The event is located at Esma Sultan as usual. The building is situated in Ortakoy and it has a brilliant bosphorus panaroma. I am familiar to the place from the Turkish journalist Guneri Civaoglu‘s weekly tv programme Transparent Room.
The panel has started with the talk of Paul Sonderegger. He pointed out the tendency of data reproducement. In other words, data produce more data. Running different machine learning algorithms on your big data produces data again. Moreover, falling the hardware prices deploys Internet of Things in the center of the life. Sensors of IoT devices record daily data recurrently. He also emphasized the data equality concept. The data could be stored at relational databases, data reservoirs (nosql databases) or data dumps (even log traces). They are all valuable, and you should be able to process all kind of data.
Then, new marketing strategies are discussed. Formerly, companies have products and they look for customers. Today, corporations have customers, and they look for the right product for each customer. For example, you plan to buy motorcycle. If this potentiality could be predicted, then you should be faced with the vecihle loan advertisements. This concept is called as Next Best Action. I strongly recommend you to watch Rob Walker‘s keynote if you interested in this concept.
Rare events
After then, Pelin Ozbozkurt talked about real world examples for rare events and customer segmentation applications. The success of the customer segmentation cannot be measured like supervised learning applications.

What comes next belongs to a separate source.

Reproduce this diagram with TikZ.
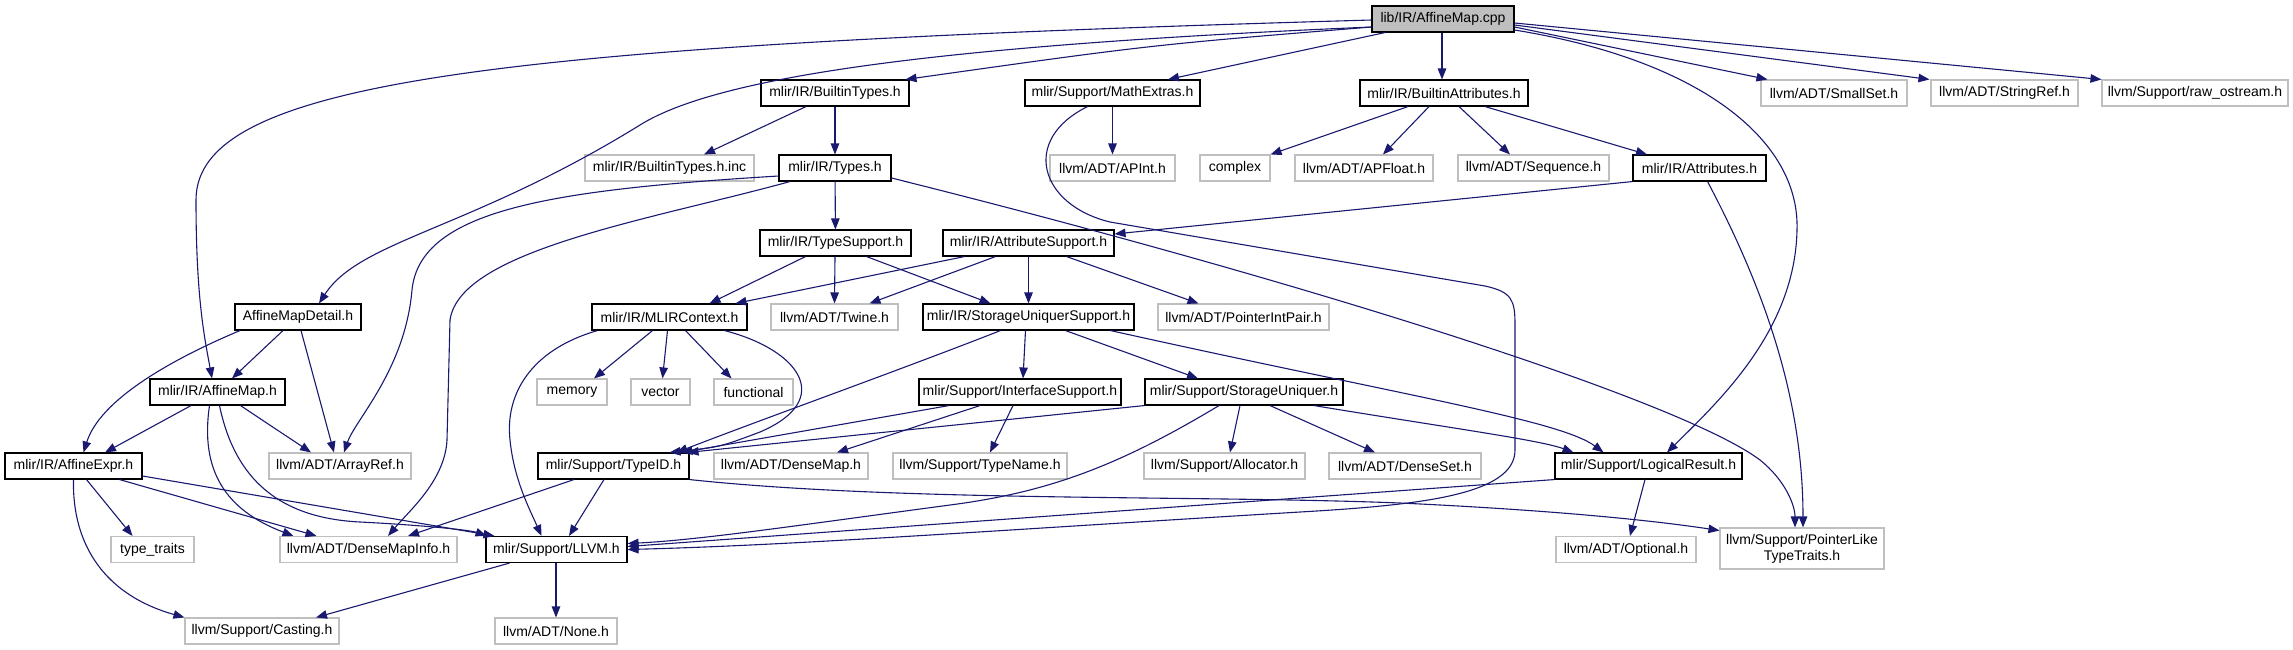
\documentclass[tikz,border=0pt]{standalone}
\usepackage{fontspec}
\setmainfont{Liberation Sans}
\usetikzlibrary{arrows.meta}
\definecolor{edgeblue}{HTML}{191970}
\definecolor{boxgray}{HTML}{BFBFBF}
\tikzset{
  nbox/.style={rectangle, minimum height=26pt, inner sep=0pt, line width=1.1pt, fill=white,
    font=\fontsize{14}{16}\selectfont},
  inc/.style={nbox, draw=black},
  ext/.style={nbox, draw=boxgray},
  root/.style={nbox, draw=black, fill=boxgray},
  e/.style={draw=edgeblue, line width=1.1pt, -{Triangle[length=11pt,width=8.5pt]}}
}
\begin{document}
\begin{tikzpicture}[x=1pt,y=-1pt]
\useasboundingbox (0,0) rectangle (2293,649);
% nodes
\node[root, minimum width=142] (cpp) at (1443,19) {lib/IR/AffineMap.cpp};
\node[inc, minimum width=148] (btypes) at (835,93) {mlir/IR/BuiltinTypes.h};
\node[inc, minimum width=175] (mathx) at (1112.5,93) {mlir/Support/MathExtras.h};
\node[inc, minimum width=168] (battr) at (1444,93) {mlir/IR/BuiltinAttributes.h};
\node[ext, minimum width=146] (smallset) at (1834,93) {llvm/ADT/SmallSet.h};
\node[ext, minimum width=147] (stringref) at (2004.5,93) {llvm/ADT/StringRef.h};
\node[ext, minimum width=186] (rawos) at (2195,93) {llvm/Support/raw\_ostream.h};
\node[ext, minimum width=169] (btinc) at (669.5,168) {mlir/IR/BuiltinTypes.h.inc};
\node[inc, minimum width=112] (types) at (835,168) {mlir/IR/Types.h};
\node[ext, minimum width=125] (apint) at (1112.5,168) {llvm/ADT/APInt.h};
\node[ext, minimum width=70] (complex) at (1235,168) {complex};
\node[ext, minimum width=138] (apfloat) at (1364,168) {llvm/ADT/APFloat.h};
\node[ext, minimum width=151] (sequence) at (1533.5,168) {llvm/ADT/Sequence.h};
\node[inc, minimum width=133] (attrs) at (1699.5,168) {mlir/IR/Attributes.h};
\node[inc, minimum width=151] (typesup) at (835.5,243) {mlir/IR/TypeSupport.h};
\node[inc, minimum width=171] (attrsup) at (1028.5,243) {mlir/IR/AttributeSupport.h};
\node[inc, minimum width=126] (amdetail) at (298,317) {AffineMapDetail.h};
\node[inc, minimum width=155] (mlirctx) at (669.5,317) {mlir/IR/MLIRContext.h};
\node[ext, minimum width=127] (twine) at (834.5,317) {llvm/ADT/Twine.h};
\node[inc, minimum width=211] (susupport) at (1028.5,317) {mlir/IR/StorageUniquerSupport.h};
\node[ext, minimum width=171] (ptrintpair) at (1243.5,317) {llvm/ADT/PointerIntPair.h};
\node[inc, minimum width=135] (affinemap) at (217.5,392) {mlir/IR/AffineMap.h};
\node[ext, minimum width=70] (memory) at (572,392) {memory};
\node[ext, minimum width=59] (vector) at (660.5,392) {vector};
\node[ext, minimum width=79] (functional) at (753.5,392) {functional};
\node[inc, minimum width=202] (ifsupport) at (1020,392) {mlir/Support/InterfaceSupport.h};
\node[inc, minimum width=198] (suniquer) at (1244,392) {mlir/Support/StorageUniquer.h};
\node[inc, minimum width=137] (affexpr) at (73.5,466) {mlir/IR/AffineExpr.h};
\node[ext, minimum width=142] (arrayref) at (340,466) {llvm/ADT/ArrayRef.h};
\node[inc, minimum width=151] (typeid) at (613.5,466) {mlir/Support/TypeID.h};
\node[ext, minimum width=154] (densemap) at (791,466) {llvm/ADT/DenseMap.h};
\node[ext, minimum width=174] (typename) at (980,466) {llvm/Support/TypeName.h};
\node[ext, minimum width=161] (allocator) at (1224.5,466) {llvm/Support/Allocator.h};
\node[ext, minimum width=152] (denseset) at (1405,466) {llvm/ADT/DenseSet.h};
\node[inc, minimum width=187] (logres) at (1648.5,466) {mlir/Support/LogicalResult.h};
\node[ext, minimum width=83] (typetraits) at (152.5,549.5) {type\_traits};
\node[ext, minimum width=177] (dmapinfo) at (368.5,549.5) {llvm/ADT/DenseMapInfo.h};
\node[inc, minimum width=141] (llvmh) at (556.5,549.5) {mlir/Support/LLVM.h};
\node[ext, minimum width=140] (optional) at (1626,549.5) {llvm/ADT/Optional.h};
\node[ext, minimum width=164, minimum height=41pt, align=center] (ptrlike) at (1802,548.5) {llvm/Support/PointerLike\\TypeTraits.h};
\node[ext, minimum width=154] (casting) at (262,631) {llvm/Support/Casting.h};
\node[ext, minimum width=122] (none) at (556,631) {llvm/ADT/None.h};
% edges from AffineMap.cpp
\draw[e] ([yshift=-1]cpp.west) .. controls (500,45) and (196,80) .. (196,200) .. controls (196,300) and (205,340) .. ([xshift=-5.5]affinemap.north);
\draw[e] ([yshift=-8]cpp.west) .. controls (950,45) and (720,75) .. (640,125) .. controls (470,230) and (360,240) .. ([xshift=21]amdetail.north);
\draw[e] ([yshift=-8]cpp.west) .. controls (1150,45) .. ([xshift=-4]btypes.north east);
\draw[e] ([xshift=-58]cpp.south) -- ([xshift=55.5]mathx.north);
\draw[e] ([xshift=-1]cpp.south) -- ([xshift=-2]battr.north);
\draw[e] ([yshift=-8]cpp.east) -- ([xshift=7]smallset.north west);
\draw[e] ([yshift=-6]cpp.east) -- ([xshift=-1]stringref.north west);
\draw[e] ([yshift=-4]cpp.east) -- (rawos.north west);
\draw[e] ([yshift=-11]cpp.east) .. controls (1700,60) and (1800,140) .. (1797,230) .. controls (1795,330) and (1720,400) .. ([xshift=18.5]logres.north);
% row 2
\draw[e] ([xshift=-29]btypes.south) -- ([xshift=34.5]btinc.north);
\draw[e] (btypes) -- (types);
\draw[e] (mathx) -- (apint);
\draw[e] ([xshift=-25]mathx.south) .. controls (1020,140) and (1040,205) .. (1110,222) -- (1485,286) .. controls (1512,292) and (1515,300) .. (1515,325) -- (1515,450) .. controls (1515,495) and (1420,505) .. (1300,512) .. controls (1000,530) and (800,545) .. (llvmh.east);
\draw[e] ([xshift=-36]battr.south) -- (complex.north east);
\draw[e] ([xshift=-15]battr.south) -- ([xshift=19]apfloat.north);
\draw[e] ([xshift=15]battr.south) -- ([xshift=-23.5]sequence.north);
\draw[e] ([xshift=41]battr.south) -- ([xshift=-52.5]attrs.north);
% Types.h
\draw[e] (types) -- (typesup);
\draw[e] ([yshift=-8]types.west) .. controls (550,190) and (420,210) .. (412,290) .. controls (405,370) and (355,420) .. ([xshift=4]arrayref.north);
\draw[e] ([xshift=-45]types.south) .. controls (650,220) and (460,250) .. (450,320) -- (447,440) .. controls (445,480) and (410,510) .. ([xshift=19.5]dmapinfo.north);
\draw[e] ([yshift=-10]types.east) .. controls (1300,280) and (1680,400) .. (1760,460) .. controls (1785,480) and (1795,505) .. ([xshift=-7]ptrlike.north);
% Attributes.h
\draw[e] (attrs.south west) -- ([yshift=9]attrsup.east);
\draw[e] ([xshift=8]attrs.south) .. controls (1765,290) and (1803,400) .. ([xshift=1]ptrlike.north);
% TypeSupport / AttributeSupport
\draw[e] ([xshift=-30]typesup.south) -- ([xshift=40]mlirctx.north);
\draw[e] ([xshift=-0.5]typesup.south) -- (twine.north);
\draw[e] ([xshift=31]typesup.south) -- ([xshift=-38]susupport.north);
\draw[e] ([xshift=-64]attrsup.south) -- ([xshift=66]mlirctx.north);
\draw[e] ([xshift=-33]attrsup.south) -- ([xshift=35]twine.north);
\draw[e] (attrsup) -- (susupport);
\draw[e] ([xshift=38]attrsup.south) -- ([xshift=-45]ptrintpair.north);
% MLIRContext
\draw[e] ([xshift=-17]mlirctx.south) -- ([xshift=22]memory.north);
\draw[e] ([xshift=-2]mlirctx.south) -- ([xshift=2]vector.north);
\draw[e] ([xshift=16]mlirctx.south) -- ([xshift=-22]functional.north);
\draw[e] ([xshift=-72]mlirctx.south) .. controls (530,350) and (505,395) .. (510,440) .. controls (514,480) and (530,510) .. ([xshift=-15]llvmh.north);
\draw[e] ([xshift=55]mlirctx.south) .. controls (800,350) and (835,400) .. (760,432) .. controls (720,447) .. ([xshift=56]typeid.north);
% StorageUniquerSupport
\draw[e] ([xshift=-28]susupport.south) .. controls (900,370) and (760,420) .. ([xshift=63]typeid.north);
\draw[e] ([xshift=-3]susupport.south) -- ([xshift=3]ifsupport.north);
\draw[e] ([xshift=37]susupport.south) -- ([xshift=-46]suniquer.north);
\draw[e] ([xshift=82]susupport.south) .. controls (1400,395) and (1560,420) .. ([xshift=-45]logres.north);
% InterfaceSupport
\draw[e] ([xshift=-71]ifsupport.south) -- ([xshift=68]typeid.north);
\draw[e] ([xshift=-40]ifsupport.south) -- ([xshift=46]densemap.north);
\draw[e] ([xshift=-7]ifsupport.south) -- ([xshift=10]typename.north);
% StorageUniquer
\draw[e] (suniquer.south west) -- ([xshift=-2]typeid.north east);
\draw[e] ([xshift=-25]suniquer.south) .. controls (1120,465) and (1050,492) .. (950,505) .. controls (800,525) and (700,540) .. ([yshift=6]llvmh.east);
\draw[e] ([xshift=-4]suniquer.south) -- ([xshift=5.5]allocator.north);
\draw[e] ([xshift=26]suniquer.south) -- ([xshift=-30]denseset.north);
\draw[e] ([xshift=70]suniquer.south) .. controls (1450,428) and (1540,440) .. ([xshift=-75]logres.north);
% LogicalResult
\draw[e] (logres.south west) -- ([yshift=3]llvmh.east);
\draw[e] ([xshift=-3.5]logres.south) -- ([xshift=4]optional.north);
% AffineMapDetail
\draw[e] ([xshift=-58]amdetail.south) .. controls (170,360) and (100,400) .. ([xshift=10]affexpr.north);
\draw[e] ([xshift=-15]amdetail.south) -- ([xshift=14.5]affinemap.north);
\draw[e] ([xshift=3]amdetail.south) -- ([xshift=-6]arrayref.north);
% AffineMap.h
\draw[e] ([xshift=-26.5]affinemap.south) -- ([xshift=31.5]affexpr.north);
\draw[e] ([xshift=23]affinemap.south) -- ([xshift=-29]arrayref.north);
\draw[e] ([xshift=-8]affinemap.south) .. controls (200,470) and (225,510) .. ([xshift=-75]dmapinfo.north);
\draw[e] ([xshift=2]affinemap.south) .. controls (235,480) and (280,518) .. (360,522) .. controls (420,525) and (470,530) .. ([xshift=-70]llvmh.north);
% AffineExpr.h
\draw[e] ([xshift=13]affexpr.south) -- ([xshift=-20]typetraits.north);
\draw[e] ([xshift=46]affexpr.south) -- ([xshift=-52]dmapinfo.north);
\draw[e] ([yshift=-10]affexpr.east) -- ([xshift=-62]llvmh.north);
\draw[e] (affexpr.south) .. controls (72,545) and (105,595) .. (casting.north west);
% TypeID.h
\draw[e] ([xshift=-39.5]typeid.south) -- ([xshift=39.5]dmapinfo.north);
\draw[e] ([xshift=-9.5]typeid.south) -- ([xshift=12.5]llvmh.north);
\draw[e] (typeid.south east) .. controls (900,502) and (1200,495) .. (1400,503) .. controls (1550,510) and (1650,520) .. ([yshift=18]ptrlike.west);
% LLVM.h
\draw[e] ([xshift=-47]llvmh.south) -- ([xshift=54]casting.north);
\draw[e] ([xshift=-0.5]llvmh.south) -- (none.north);
\end{tikzpicture}
\end{document}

Thereafter, she mentinod a funny example. Clustering two males who are born in 1948, grew up in UK, married twice, have two children, successful, wealty, celebrity and like dogs and Alps, in same segment could be surprising. They are Prince Charles and Rocker Ozzy Ozbourne. You cannot expect them to have same purchase behaviour. Herein, big data provide to group and cluster the same rare events.
Finally, she quoted the statement by Peter Norving (Director of Research, Google) that indicates “We don’t have better algorithms, we just have more data”. Herein, I would like to quote a similar statement by Andrew Ng (Assoc. Prof., Stanford) that indicating “It’s not who has the best algorithm that wins. It’s who has the most data”.
These are the notes I’ve taken in this year’s Big Data and Analytics Event. I’d look forward to upcoming activities of Oracle Big Data group.